Belarusian rhythmic gymnast

Alesia Hieorhiyeuna Pokhodina (Belarusian: Алеся Георгіеўна Походiна; born 4 October 1979) is a Belarusian retired rhythmic gymnast. She represented Belarus as part of the national senior group.

== Career ==
In 1995 Pokhodina competed at the European Championships in Prague, helping the Belarusian group achieve 4th place overall. In September the group won bronze in the All-Around and with 5 hoops at the World Championships in Vienna, thus earning a spot for the following year's Olympics.
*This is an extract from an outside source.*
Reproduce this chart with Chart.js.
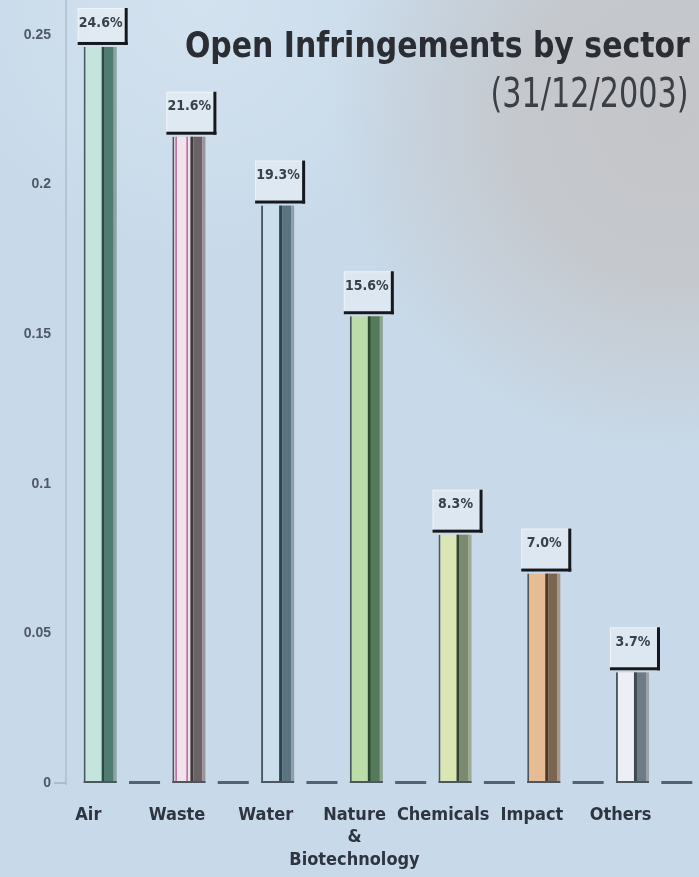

In June 1996 she took part in the World Championships in Budapest, winning bronze in the All-Around and with 3 balls & 2 ribbons as well as gold with 5 hoops. In August of that year she was selected for the Olympic Games in Atlanta along Natalia Boudilo, Svetlana Louzanova, Olga Demskaia, Halina Malashenka and Oxana Jdanovitch. There she was 4th in qualification, advancing to the final round, and finishing 6th in the final.

With these results she was awarded the title of master of sports of Belarus of international class.